The "polar vortex" that hit Ohio earlier this year is one of the costliest natural disasters in Ohio history.

"We're looking at about $98 million in losses," said Mitch Wilson with the Ohio Insurance Institute.

The bulk of that amount is from home-owners insurance claims for things like frozen pipes or ice damming. Nationwide Insurance estimates the average water-damage claim they've deal with runs about $10,000.

The "polar vortex" appears to be the second costliest winter event since the Blizzard of 1993. The Blizzard of '78 was also a major event, but there are no solid numbers on losses from that storm.

"My guess would be that this is going to be one of the higher, if not the highest in Ohio history, for overall total losses from the winter as a whole, not just from one event," Wilson said.

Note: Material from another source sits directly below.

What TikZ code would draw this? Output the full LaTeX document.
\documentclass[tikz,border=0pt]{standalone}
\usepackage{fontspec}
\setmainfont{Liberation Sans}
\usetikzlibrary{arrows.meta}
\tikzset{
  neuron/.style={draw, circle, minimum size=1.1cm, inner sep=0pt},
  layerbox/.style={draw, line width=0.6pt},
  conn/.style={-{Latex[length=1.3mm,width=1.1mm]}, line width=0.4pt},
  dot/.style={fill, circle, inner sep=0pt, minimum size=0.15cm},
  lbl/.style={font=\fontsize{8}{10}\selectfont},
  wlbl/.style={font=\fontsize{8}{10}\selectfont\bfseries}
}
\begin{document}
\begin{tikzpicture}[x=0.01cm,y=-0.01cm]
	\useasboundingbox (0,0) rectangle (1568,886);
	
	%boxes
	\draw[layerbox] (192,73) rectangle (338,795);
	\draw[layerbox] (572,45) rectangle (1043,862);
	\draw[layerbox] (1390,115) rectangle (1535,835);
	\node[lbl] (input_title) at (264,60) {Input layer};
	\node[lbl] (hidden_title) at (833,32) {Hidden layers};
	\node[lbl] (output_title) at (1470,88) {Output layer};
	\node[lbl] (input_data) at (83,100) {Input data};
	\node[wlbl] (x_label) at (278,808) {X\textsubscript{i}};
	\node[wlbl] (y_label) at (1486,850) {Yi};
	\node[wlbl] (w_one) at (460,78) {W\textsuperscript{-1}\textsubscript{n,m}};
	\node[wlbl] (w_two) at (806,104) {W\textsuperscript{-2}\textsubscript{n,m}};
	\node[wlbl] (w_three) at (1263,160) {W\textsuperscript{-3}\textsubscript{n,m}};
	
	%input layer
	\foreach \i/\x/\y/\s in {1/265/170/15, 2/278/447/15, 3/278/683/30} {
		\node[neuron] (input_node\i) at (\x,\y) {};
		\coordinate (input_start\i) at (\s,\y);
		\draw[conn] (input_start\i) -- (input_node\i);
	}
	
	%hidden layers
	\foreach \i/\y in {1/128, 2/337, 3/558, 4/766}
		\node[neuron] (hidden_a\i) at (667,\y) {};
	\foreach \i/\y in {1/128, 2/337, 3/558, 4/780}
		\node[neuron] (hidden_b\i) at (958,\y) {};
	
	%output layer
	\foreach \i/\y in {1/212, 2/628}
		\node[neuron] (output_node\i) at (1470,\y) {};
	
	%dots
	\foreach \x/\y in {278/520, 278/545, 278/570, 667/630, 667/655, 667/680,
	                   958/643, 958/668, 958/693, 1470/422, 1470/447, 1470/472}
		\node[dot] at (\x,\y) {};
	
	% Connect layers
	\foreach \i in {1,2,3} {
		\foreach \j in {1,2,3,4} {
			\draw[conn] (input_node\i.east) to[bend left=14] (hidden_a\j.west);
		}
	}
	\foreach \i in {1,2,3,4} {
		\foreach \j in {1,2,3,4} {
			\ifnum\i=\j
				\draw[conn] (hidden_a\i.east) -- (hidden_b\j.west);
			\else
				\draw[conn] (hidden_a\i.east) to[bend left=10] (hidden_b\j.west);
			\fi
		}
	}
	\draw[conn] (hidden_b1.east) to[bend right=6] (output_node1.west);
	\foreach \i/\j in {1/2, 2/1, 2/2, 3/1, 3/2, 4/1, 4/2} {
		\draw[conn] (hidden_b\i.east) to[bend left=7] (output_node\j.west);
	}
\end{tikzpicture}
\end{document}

It's also been costly to the state of Ohio. ODOT has spent $104,376,554 since October 1, 2013 on clearing snow and ice from Ohio roads. Plow crews have racked up 11 million miles, enough for more than 440 trips around the Earth. ODOT has purchased a record 1 million tons of road salt.

Road salt has been hard to come by too. ODOT's request for emergency supplies for local communities went unanswered by salt suppliers.

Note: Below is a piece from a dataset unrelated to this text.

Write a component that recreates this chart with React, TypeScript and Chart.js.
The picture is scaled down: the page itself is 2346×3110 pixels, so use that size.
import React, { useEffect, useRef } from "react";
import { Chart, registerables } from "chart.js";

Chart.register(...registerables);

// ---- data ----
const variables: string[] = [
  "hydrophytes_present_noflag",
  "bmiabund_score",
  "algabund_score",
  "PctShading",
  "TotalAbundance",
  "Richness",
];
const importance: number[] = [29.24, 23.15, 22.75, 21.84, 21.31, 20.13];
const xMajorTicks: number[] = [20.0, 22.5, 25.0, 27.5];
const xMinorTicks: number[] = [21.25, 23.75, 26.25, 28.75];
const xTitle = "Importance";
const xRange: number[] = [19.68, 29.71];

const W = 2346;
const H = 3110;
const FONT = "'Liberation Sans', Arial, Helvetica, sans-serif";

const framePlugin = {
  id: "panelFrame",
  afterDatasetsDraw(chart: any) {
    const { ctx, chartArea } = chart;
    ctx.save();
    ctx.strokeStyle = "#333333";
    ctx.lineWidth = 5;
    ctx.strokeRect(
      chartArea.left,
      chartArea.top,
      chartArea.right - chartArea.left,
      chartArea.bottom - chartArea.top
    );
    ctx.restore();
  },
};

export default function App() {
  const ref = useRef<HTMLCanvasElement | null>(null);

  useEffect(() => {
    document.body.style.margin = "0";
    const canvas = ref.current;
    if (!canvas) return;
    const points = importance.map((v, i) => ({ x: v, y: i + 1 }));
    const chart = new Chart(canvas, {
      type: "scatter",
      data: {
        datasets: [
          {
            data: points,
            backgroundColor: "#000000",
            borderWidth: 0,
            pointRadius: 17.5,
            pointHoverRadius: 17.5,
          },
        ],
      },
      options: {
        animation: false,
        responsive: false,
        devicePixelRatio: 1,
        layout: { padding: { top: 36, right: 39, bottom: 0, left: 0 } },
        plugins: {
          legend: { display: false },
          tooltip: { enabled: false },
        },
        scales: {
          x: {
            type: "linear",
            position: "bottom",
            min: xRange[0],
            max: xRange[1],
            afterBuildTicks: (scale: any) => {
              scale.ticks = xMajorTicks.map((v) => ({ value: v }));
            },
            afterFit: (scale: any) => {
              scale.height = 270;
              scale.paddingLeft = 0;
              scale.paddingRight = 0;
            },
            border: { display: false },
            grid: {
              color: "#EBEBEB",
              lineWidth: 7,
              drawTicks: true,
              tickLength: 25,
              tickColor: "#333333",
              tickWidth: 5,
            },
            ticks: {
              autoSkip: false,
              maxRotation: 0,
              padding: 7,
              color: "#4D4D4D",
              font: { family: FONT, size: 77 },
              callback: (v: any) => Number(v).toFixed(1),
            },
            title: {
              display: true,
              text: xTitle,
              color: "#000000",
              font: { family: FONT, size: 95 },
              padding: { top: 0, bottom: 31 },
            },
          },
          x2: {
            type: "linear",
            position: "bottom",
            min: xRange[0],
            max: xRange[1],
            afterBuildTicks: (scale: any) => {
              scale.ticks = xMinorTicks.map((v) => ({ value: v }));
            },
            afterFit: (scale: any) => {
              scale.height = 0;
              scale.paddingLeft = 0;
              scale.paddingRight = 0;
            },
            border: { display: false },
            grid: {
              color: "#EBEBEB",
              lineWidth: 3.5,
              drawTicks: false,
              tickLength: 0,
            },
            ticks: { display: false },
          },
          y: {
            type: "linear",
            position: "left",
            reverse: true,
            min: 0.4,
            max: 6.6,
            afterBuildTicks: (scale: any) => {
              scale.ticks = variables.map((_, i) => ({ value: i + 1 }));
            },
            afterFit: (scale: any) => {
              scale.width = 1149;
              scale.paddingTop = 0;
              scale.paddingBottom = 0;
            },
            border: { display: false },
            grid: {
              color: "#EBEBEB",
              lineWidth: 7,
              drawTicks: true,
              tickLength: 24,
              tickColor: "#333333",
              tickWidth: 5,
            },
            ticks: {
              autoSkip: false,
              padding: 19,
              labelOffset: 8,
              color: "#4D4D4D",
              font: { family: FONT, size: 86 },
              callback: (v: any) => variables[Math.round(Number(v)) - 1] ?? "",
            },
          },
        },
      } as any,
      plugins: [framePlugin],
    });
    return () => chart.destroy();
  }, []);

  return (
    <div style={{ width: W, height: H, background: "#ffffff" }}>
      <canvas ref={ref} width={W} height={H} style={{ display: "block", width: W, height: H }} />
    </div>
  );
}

"The unprecedented winter across the snow belt has led to huge demand for road salt. We are working overtime in our mines to try to keep up with the demand. The same weather that is causing the demand for salt is also slowing trucks, trains and barges delivering salt," said Mark Klein with Cargill.

For many cities, the extreme cold has racked up the number of water main breaks. Akron has already seen the same amount of water main breaks in two months as they usually do in an entire year.